* START *

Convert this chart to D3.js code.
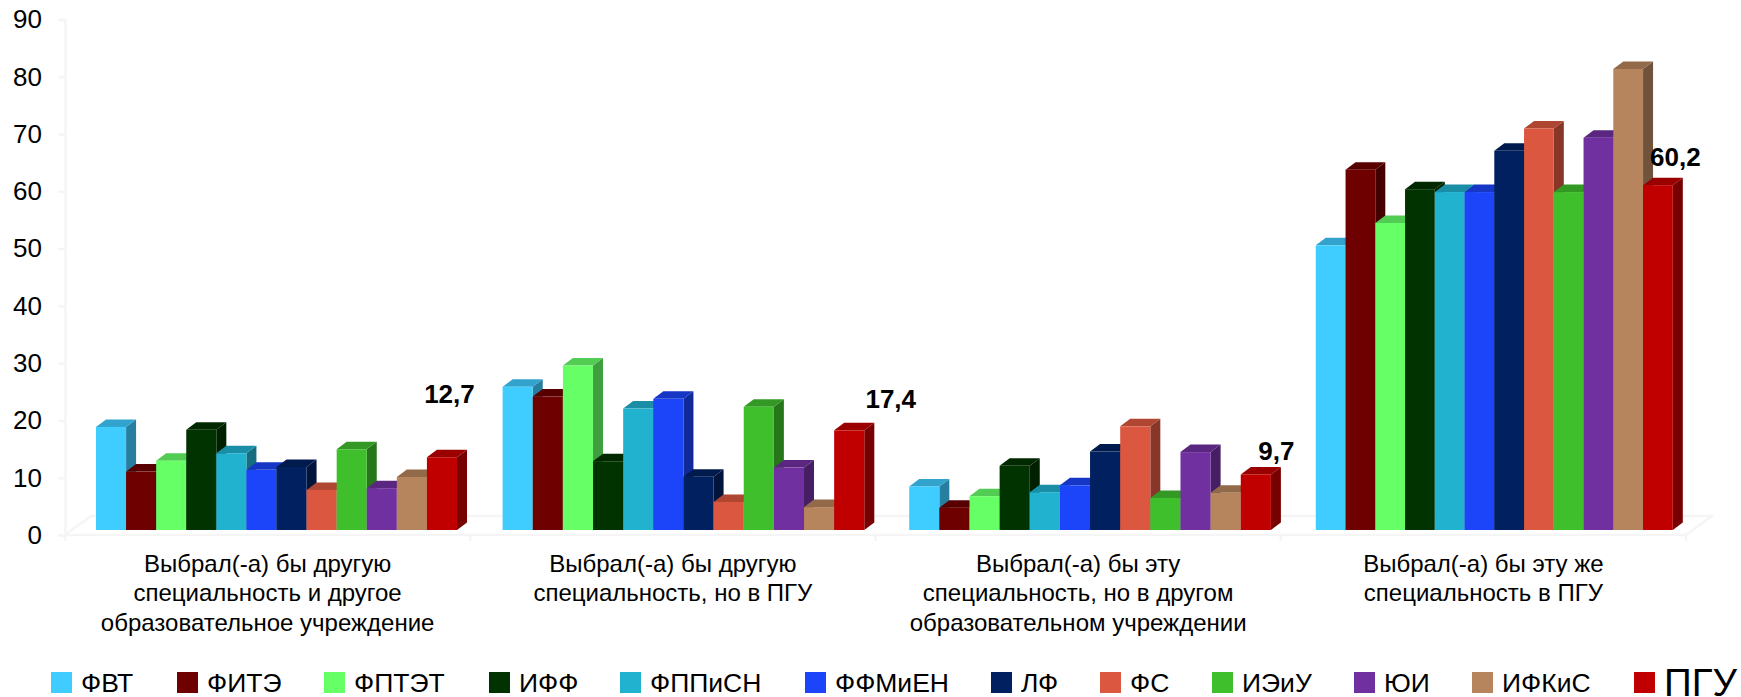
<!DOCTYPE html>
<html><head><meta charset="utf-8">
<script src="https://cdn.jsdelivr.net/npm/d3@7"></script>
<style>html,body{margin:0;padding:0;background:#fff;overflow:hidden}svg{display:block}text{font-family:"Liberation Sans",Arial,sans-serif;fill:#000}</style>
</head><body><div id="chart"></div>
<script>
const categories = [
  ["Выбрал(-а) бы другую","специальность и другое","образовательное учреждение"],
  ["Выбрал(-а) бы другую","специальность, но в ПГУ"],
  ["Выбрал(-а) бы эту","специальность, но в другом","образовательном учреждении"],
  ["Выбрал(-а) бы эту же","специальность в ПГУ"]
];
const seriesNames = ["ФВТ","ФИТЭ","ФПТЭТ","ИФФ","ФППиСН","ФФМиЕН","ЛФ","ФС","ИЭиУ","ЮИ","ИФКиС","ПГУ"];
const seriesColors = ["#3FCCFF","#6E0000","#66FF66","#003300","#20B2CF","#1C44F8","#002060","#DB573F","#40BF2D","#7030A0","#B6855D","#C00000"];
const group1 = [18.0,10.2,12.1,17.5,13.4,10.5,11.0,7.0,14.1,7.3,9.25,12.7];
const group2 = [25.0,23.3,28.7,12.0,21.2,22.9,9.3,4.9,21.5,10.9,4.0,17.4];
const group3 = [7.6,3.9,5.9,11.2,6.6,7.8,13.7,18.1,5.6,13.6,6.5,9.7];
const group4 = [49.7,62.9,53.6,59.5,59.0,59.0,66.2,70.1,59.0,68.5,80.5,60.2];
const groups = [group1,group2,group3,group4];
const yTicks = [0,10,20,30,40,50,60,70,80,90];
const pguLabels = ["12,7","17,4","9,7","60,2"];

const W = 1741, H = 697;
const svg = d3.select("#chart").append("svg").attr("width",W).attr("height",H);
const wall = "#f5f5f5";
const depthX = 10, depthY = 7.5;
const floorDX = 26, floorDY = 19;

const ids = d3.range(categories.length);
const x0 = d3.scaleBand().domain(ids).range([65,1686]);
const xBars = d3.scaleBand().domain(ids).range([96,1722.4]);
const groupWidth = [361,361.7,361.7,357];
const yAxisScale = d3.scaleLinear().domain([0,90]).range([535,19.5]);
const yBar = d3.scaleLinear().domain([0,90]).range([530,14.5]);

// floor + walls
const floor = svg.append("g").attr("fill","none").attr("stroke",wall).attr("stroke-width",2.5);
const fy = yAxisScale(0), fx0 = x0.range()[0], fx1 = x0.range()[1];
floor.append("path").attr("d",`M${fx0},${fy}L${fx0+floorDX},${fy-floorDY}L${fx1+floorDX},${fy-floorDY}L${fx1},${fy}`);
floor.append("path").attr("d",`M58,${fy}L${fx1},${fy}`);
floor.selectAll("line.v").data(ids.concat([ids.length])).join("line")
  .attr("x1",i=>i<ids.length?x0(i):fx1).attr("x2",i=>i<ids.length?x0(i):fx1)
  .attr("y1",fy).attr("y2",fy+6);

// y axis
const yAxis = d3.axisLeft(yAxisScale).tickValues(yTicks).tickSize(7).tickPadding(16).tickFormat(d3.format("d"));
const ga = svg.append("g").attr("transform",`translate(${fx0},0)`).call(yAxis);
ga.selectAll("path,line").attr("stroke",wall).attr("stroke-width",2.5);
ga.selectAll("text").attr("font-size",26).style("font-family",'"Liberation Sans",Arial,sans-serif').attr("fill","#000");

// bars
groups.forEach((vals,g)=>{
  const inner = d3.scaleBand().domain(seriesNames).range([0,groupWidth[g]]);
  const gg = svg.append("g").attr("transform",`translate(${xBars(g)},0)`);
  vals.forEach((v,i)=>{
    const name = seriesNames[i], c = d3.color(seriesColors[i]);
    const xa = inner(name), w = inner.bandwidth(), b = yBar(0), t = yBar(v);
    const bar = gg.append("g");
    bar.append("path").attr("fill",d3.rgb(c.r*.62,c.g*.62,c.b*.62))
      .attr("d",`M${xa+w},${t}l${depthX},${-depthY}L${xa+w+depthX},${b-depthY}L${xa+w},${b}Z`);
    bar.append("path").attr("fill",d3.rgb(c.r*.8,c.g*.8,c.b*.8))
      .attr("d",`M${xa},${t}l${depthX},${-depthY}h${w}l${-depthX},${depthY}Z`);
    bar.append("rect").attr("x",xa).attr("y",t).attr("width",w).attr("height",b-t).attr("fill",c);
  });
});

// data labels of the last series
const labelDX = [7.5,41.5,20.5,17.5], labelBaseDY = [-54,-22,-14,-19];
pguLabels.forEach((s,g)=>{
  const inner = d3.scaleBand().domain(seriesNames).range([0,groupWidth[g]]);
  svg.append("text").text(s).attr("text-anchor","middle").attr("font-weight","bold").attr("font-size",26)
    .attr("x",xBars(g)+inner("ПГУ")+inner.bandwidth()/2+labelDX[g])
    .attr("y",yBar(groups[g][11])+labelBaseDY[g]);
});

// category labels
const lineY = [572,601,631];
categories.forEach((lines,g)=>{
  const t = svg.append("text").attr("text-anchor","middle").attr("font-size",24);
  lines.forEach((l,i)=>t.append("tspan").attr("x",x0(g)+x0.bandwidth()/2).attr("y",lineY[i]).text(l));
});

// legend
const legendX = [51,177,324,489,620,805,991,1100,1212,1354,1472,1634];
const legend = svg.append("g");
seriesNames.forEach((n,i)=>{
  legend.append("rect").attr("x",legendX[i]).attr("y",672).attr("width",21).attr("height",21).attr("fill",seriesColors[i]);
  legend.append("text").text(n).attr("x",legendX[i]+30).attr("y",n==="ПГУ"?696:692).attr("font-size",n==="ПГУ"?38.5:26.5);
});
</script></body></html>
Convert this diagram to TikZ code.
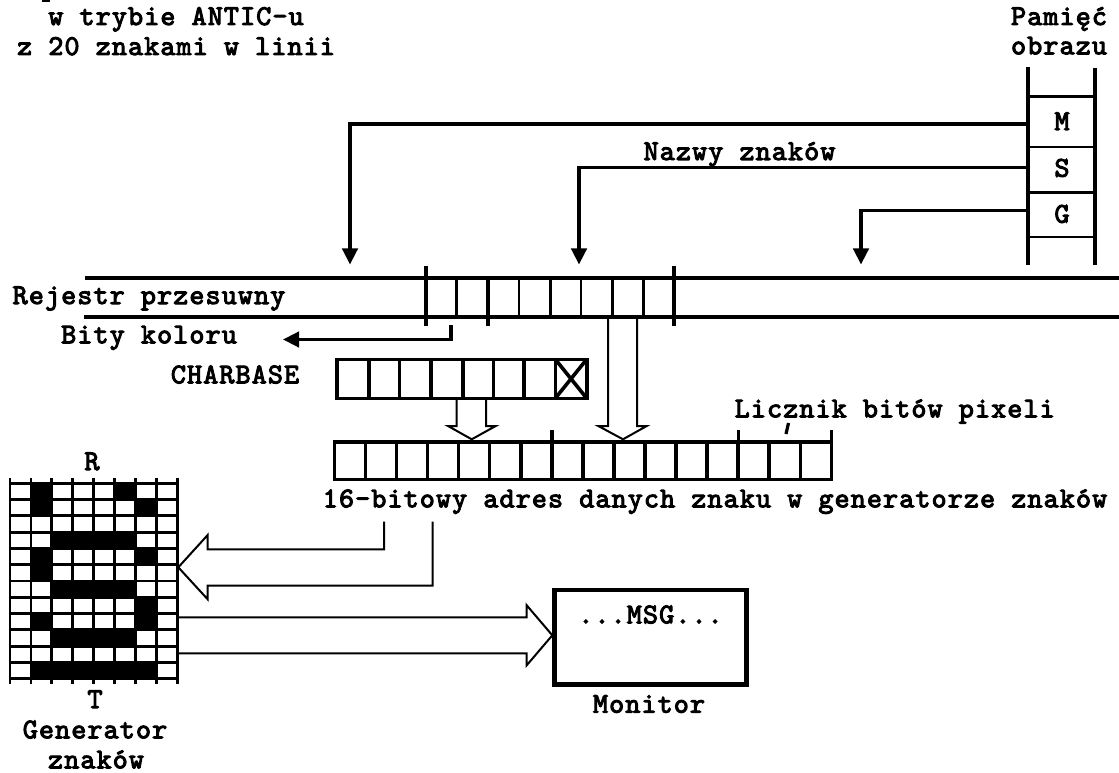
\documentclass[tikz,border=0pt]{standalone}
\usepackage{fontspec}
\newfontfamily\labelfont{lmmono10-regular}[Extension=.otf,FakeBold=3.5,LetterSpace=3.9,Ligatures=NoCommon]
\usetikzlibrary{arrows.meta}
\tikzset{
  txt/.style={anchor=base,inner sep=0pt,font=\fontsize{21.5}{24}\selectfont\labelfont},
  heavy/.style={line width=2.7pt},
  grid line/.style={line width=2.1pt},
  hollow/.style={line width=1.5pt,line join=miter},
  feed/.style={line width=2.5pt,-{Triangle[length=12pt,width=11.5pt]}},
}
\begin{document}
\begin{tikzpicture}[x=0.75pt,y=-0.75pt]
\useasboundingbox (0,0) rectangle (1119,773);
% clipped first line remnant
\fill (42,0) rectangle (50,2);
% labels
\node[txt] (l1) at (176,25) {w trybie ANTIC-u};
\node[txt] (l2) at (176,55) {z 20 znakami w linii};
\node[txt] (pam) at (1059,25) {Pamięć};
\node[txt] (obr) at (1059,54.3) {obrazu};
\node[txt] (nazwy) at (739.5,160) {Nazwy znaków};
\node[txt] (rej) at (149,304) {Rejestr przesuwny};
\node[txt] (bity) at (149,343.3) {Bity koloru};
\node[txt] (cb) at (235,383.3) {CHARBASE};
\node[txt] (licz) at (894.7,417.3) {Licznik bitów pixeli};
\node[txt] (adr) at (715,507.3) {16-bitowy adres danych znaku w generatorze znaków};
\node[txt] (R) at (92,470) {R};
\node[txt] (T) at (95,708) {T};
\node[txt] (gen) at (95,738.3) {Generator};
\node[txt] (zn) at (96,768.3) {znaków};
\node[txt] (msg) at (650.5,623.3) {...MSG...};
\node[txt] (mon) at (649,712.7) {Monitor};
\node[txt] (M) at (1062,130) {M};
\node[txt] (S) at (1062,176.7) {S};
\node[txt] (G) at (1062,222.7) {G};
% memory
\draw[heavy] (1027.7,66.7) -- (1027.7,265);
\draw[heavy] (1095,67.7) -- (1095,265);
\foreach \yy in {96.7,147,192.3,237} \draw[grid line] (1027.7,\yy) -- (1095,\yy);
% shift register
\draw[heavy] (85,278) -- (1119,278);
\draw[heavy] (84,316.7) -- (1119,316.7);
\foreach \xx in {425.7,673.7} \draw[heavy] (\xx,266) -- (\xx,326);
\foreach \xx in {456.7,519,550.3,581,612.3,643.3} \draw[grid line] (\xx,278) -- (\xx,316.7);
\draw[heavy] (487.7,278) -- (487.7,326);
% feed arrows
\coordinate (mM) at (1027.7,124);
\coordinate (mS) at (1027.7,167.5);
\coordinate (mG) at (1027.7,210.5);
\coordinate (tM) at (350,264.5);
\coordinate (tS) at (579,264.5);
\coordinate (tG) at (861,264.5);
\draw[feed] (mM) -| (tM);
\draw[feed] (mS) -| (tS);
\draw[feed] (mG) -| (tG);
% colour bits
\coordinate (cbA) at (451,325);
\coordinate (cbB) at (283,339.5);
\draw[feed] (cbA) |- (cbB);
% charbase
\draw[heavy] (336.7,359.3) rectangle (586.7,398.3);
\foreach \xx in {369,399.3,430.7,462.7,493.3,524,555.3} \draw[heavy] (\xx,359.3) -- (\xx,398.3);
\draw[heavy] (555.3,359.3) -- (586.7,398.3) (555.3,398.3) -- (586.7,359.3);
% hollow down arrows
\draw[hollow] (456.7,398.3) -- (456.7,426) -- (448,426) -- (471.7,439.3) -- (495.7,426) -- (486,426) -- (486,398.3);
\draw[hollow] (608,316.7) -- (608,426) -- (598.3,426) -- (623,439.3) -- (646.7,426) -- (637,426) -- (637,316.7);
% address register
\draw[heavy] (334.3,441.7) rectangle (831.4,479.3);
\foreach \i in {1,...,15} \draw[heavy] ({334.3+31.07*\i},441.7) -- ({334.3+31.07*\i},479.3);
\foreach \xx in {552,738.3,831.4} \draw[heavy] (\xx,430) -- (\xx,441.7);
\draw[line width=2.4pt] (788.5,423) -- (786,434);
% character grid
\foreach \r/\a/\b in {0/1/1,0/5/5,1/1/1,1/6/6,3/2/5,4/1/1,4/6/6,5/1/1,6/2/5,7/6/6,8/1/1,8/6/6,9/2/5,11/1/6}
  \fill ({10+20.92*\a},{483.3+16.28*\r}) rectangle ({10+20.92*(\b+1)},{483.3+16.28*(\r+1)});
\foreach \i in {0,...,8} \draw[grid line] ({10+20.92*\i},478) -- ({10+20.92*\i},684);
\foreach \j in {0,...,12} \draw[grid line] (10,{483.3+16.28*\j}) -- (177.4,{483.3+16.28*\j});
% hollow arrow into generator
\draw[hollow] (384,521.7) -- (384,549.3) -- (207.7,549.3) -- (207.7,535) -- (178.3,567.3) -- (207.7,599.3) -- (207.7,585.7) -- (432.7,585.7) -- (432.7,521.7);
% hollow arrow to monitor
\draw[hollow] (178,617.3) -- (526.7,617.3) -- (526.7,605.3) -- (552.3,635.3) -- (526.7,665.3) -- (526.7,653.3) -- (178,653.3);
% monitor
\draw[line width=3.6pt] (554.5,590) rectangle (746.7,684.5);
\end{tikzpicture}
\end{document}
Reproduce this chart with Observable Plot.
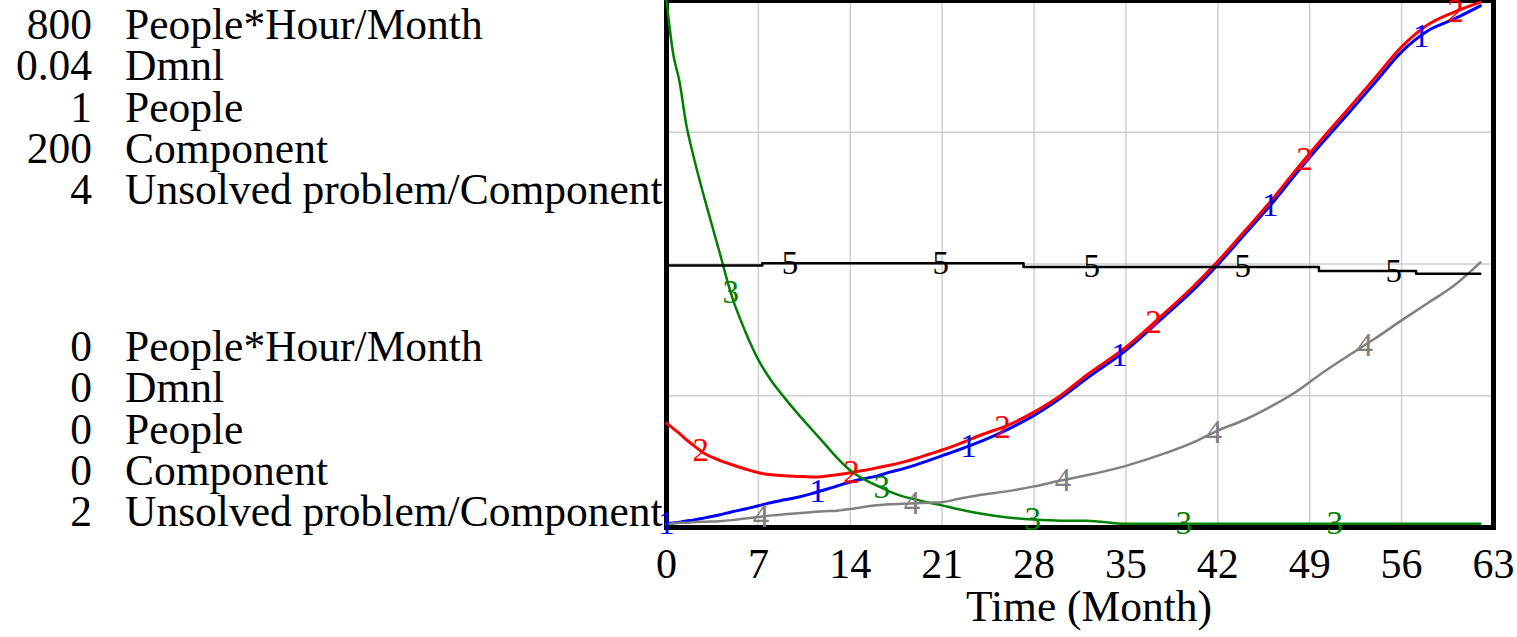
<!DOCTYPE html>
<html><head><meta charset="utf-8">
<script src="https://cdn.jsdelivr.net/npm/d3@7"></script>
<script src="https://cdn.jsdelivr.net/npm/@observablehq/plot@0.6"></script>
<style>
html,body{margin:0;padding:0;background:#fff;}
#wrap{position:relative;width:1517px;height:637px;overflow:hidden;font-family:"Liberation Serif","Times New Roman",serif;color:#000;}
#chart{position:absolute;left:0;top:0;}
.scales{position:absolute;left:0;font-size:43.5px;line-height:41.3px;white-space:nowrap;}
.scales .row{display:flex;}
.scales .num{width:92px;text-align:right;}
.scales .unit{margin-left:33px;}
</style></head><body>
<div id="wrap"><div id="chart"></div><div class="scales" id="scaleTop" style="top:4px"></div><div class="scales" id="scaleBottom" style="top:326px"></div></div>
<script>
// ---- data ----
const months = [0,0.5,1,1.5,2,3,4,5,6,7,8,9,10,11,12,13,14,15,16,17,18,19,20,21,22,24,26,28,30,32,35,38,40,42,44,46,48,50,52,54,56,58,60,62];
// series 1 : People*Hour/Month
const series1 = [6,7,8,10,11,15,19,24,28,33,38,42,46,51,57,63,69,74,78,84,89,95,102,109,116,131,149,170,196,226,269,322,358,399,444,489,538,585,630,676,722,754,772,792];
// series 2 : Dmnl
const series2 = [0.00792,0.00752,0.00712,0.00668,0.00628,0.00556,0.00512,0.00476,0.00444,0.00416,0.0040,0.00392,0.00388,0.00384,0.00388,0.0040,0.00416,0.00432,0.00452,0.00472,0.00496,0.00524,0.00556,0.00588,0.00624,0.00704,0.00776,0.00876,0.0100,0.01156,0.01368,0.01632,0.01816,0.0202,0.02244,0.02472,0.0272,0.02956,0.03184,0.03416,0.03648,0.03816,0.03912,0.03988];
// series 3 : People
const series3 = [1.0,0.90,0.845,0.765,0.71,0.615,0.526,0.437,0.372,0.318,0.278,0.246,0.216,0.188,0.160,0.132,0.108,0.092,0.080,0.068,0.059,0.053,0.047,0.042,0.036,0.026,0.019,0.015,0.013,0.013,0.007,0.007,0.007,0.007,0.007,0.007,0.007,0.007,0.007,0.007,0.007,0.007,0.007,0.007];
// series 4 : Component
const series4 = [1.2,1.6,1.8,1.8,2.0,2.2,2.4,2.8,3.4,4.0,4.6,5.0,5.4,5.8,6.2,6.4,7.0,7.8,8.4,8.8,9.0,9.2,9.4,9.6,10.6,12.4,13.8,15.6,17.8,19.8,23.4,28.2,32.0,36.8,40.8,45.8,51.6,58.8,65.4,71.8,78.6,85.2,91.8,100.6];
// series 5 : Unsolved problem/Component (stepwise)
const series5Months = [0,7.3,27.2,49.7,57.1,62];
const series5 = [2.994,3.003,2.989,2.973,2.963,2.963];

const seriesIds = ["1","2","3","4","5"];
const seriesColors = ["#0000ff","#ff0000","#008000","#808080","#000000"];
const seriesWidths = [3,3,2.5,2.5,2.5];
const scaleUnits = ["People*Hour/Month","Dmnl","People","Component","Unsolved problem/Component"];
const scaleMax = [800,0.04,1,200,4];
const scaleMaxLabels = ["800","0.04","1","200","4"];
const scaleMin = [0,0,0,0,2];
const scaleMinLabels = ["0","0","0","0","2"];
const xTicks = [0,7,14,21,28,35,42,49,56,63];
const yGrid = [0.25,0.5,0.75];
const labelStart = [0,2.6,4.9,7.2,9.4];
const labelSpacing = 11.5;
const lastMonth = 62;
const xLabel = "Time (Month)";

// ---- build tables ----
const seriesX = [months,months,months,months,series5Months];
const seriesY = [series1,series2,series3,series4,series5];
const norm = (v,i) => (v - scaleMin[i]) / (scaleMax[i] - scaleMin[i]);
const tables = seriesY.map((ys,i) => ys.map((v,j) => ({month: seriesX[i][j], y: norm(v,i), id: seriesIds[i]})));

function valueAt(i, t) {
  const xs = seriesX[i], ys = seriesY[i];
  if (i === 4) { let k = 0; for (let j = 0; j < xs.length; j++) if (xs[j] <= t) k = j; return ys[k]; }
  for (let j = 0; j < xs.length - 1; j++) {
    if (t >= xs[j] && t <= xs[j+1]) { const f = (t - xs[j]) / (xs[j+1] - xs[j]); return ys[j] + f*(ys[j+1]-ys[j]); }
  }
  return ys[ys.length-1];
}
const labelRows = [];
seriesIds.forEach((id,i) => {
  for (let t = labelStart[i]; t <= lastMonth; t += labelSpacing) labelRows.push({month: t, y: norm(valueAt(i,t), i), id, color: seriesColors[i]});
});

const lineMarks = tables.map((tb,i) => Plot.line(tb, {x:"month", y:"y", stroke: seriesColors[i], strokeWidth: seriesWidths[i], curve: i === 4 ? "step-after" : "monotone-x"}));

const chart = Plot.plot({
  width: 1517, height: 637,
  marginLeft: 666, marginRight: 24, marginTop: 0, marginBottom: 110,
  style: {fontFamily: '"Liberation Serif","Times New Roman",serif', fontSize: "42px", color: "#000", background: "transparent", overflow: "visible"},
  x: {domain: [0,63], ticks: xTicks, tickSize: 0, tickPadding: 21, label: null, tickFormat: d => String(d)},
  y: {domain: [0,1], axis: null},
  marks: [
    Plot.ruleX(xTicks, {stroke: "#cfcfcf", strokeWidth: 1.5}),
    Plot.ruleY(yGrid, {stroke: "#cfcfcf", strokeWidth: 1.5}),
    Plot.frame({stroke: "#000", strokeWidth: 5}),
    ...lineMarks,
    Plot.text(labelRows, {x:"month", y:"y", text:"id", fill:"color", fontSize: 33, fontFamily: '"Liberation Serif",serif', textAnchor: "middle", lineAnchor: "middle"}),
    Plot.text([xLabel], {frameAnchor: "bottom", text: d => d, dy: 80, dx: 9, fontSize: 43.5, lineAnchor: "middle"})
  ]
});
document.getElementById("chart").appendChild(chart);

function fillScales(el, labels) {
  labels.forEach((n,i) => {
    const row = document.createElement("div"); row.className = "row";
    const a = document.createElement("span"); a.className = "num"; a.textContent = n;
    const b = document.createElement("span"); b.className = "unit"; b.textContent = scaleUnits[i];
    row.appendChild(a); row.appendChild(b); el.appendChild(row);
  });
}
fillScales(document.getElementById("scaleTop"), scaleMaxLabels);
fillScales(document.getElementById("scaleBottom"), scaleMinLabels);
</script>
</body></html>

* END *

REQUEST: Repeat the listing above from its first line through the line that contains "const floorDX = 26, floorDY = 19;", both included, and nothing more. Drop the pictures.

WRITTEN SOLUTION:
Convert this chart to D3.js code.
<!DOCTYPE html>
<html><head><meta charset="utf-8">
<script src="https://cdn.jsdelivr.net/npm/d3@7"></script>
<style>html,body{margin:0;padding:0;background:#fff;overflow:hidden}svg{display:block}text{font-family:"Liberation Sans",Arial,sans-serif;fill:#000}</style>
</head><body><div id="chart"></div>
<script>
const categories = [
  ["Выбрал(-а) бы другую","специальность и другое","образовательное учреждение"],
  ["Выбрал(-а) бы другую","специальность, но в ПГУ"],
  ["Выбрал(-а) бы эту","специальность, но в другом","образовательном учреждении"],
  ["Выбрал(-а) бы эту же","специальность в ПГУ"]
];
const seriesNames = ["ФВТ","ФИТЭ","ФПТЭТ","ИФФ","ФППиСН","ФФМиЕН","ЛФ","ФС","ИЭиУ","ЮИ","ИФКиС","ПГУ"];
const seriesColors = ["#3FCCFF","#6E0000","#66FF66","#003300","#20B2CF","#1C44F8","#002060","#DB573F","#40BF2D","#7030A0","#B6855D","#C00000"];
const group1 = [18.0,10.2,12.1,17.5,13.4,10.5,11.0,7.0,14.1,7.3,9.25,12.7];
const group2 = [25.0,23.3,28.7,12.0,21.2,22.9,9.3,4.9,21.5,10.9,4.0,17.4];
const group3 = [7.6,3.9,5.9,11.2,6.6,7.8,13.7,18.1,5.6,13.6,6.5,9.7];
const group4 = [49.7,62.9,53.6,59.5,59.0,59.0,66.2,70.1,59.0,68.5,80.5,60.2];
const groups = [group1,group2,group3,group4];
const yTicks = [0,10,20,30,40,50,60,70,80,90];
const pguLabels = ["12,7","17,4","9,7","60,2"];

const W = 1741, H = 697;
const svg = d3.select("#chart").append("svg").attr("width",W).attr("height",H);
const wall = "#f5f5f5";
const depthX = 10, depthY = 7.5;
const floorDX = 26, floorDY = 19;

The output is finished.